Chapel Hill-Carrboro School Board member Jamazetta Bedford lists the board’s dual language schooling solutions at the meeting on May 29.

Although about 60 parents came to the special Chapel Hill-Carrboro City Schools Board of Education meeting Tuesday night, few lasted through the lengthy work session.

After nearly four hours of discussion, the school board opened the floor to public comment.

Unlike the May 17 meeting, a number of speakers came out to show their support for the idea of expanding the Spanish dual-language program, though there was variance in how to do so exactly.

The board will vote at its regularly scheduled meeting on June 7 on whether or not to turn Frank Porter Graham Elementary School into a magnet school.

School board members discussed the pros and cons of several different options for expanding the program, including the transition of either Carrboro Elementary School or Frank Porter Graham into a magnet school.
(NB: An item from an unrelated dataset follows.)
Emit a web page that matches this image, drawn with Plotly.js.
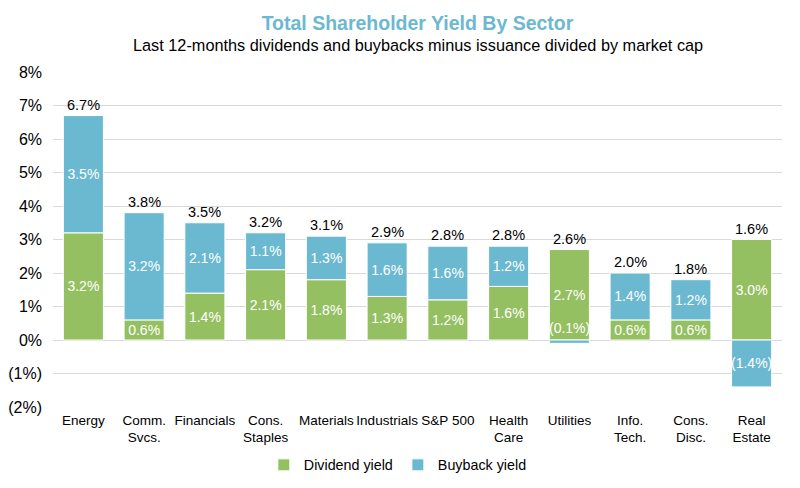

Some parents and board members wanted the dual-language program to be spread out among many schools in strands instead.

But Anne Tomalin, a high school teacher in the district, said she was opposed to that idea, as it would stretch teacher resources for the program too thinly.

Kris Castellano, a Chapel Hill parent, said parents shouldn’t be concerned about redistricting that could occur with the transition of a neighborhood school into a magnet one.

“One door closes, but the other door opens,” she said.

Board member Mike Kelley said he was mostly concerned with increasing the capacity of and making the program available for every student in the district — something that is not currently an option.

Mia Day Burroughs, board chairwoman, said she wanted to transition Frank Porter Graham into a magnet school for the Spanish dual-language program, despite other plans discussed at the meeting and parental opposition.

Burroughs said having the program in one school would give the students in the dual-language program the most benefits.

Kathy Irvin, parent of two kids at Frank Porter Graham, said she was concerned the board did not yet know the costs behind a dual-language magnet school.

She said she didn’t want the board to make a hasty decision.

“It’s important that you get this thing right,” Irvin said.

Irvin also said she was pleased with the board’s transparency in their discussions at the meeting.

“This was a discussion we wanted you to have,” she said.

Kelley said he hoped the board could to find a solution everyone would accept.

“At the very least, everyone should be able to understand why the board makes the decision for the community,” he said.